The good news is the brain can be trained. The basic premise is to “Let this mind be in you which was also in Christ Jesus….” (Philippians 2: 5)

When you think on a topic, think of how Jesus would speak on it if He were present under your circumstances. Your first thought on the subject may be negative. Before leaving the topic go back and consider how Jesus would think about it. Retrain your brain to flip negatives into positives. That is a good final filter.

Some steps in training the mind include: focusing on good things, practicing gratitude, being open to and enjoying good humor, and spending time with positive people. 

Foremost on training your mind is found in this axiom: “Your word I have hidden in my heart, that I might not sin against You.” (Psalm 119: 11)

That requires that you “Study to shew thyself approved unto God, a workman that needs not to be ashamed, rightly dividing the word of truth.” (II Timothy 2: 15)

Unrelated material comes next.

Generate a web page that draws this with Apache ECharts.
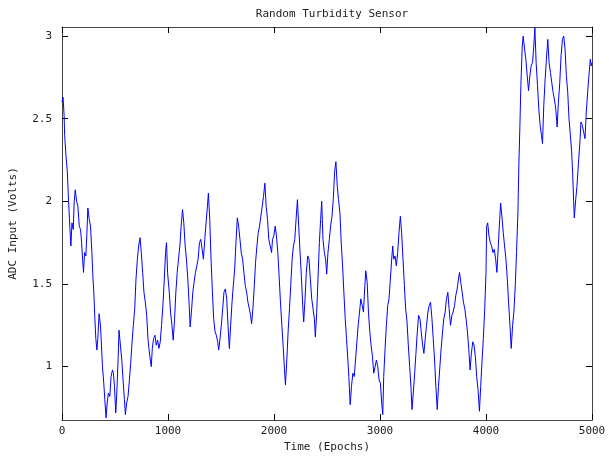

“For as he thinks in his heart, so is he.” (Proverbs 23: 7)

Let the good chemicals flow.

Now Thank We All Our God

“Therefore by Him let us continually offer the sacrifice of praise to God, that is, the fruit of our lips, giving thanks to His name. But do not forget to do good and to share, for with such sacrifices God is well pleased.” Heb. 13:15, 16

Our text gives us two directional outlets for gratitude.  Verse 15 speaks of praise and is God-ward.  Verse 16 speaks of performance, that is, service which is man-ward.

We are to praise God and share with others.

Note the reference to “the sacrifice of praise.”  This is one of the only gifts we can give God.  When it is difficult to praise Him, our praise is often best.  We have to sacrifice our feelings in order to praise. We sacrifice our ego and praise Him rather than seek praise for ourselves.  It is “the fruit of the lips.”  Praise on the lips is the fruit and gratitude in the heart, the root.

A German named Rinkart was the son of a poor coppersmith. He lived through the Thirty Years War which started in 1618.  His city was ravaged by plague and famine.  Yet, he wrote:

“Now thank we all our God
With heart and hands and voices,
Who mighty things hath done,
In whom His world rejoices.”

We are to offer the sacrifice of praise to God and render service to people with our voice, hands, and heart.

We are to “continually” offer praise to God not just when things are going good and we feel like it. It is not to be simply a feeling, but an expression of praise.

Praise that comes from our lips pleases God. It is likened to the fruit of a tree. It is spoken out unto the Lord. What comes from the lips is regarded as fruit. The fruit of a tree reveals the nature of the tree. Expressed praise reveals the heart of the one praising Him.

This is more than a cliche flippantly spoken when something good happens. It is a heartfelt expression of sincere gratitude. It is to be a sacrifice at times. Those are the times things aren’t good, but God is acknowledged to be good. Don’t confuse things with God. Things are not always good, but God is always good, always. To praise Him when things aren’t good is a testimony to His good nature and sufficiency.

We are to be thankful not only for the benefits of God, but for the God of all benefits.  Thank Him not only for what He gives, but who He is.

In a culture where our passionate desire for things is inflamed, contentment is hard to find.  When one comes to the realization that contentment is only in Jesus and not commodities, can it be had.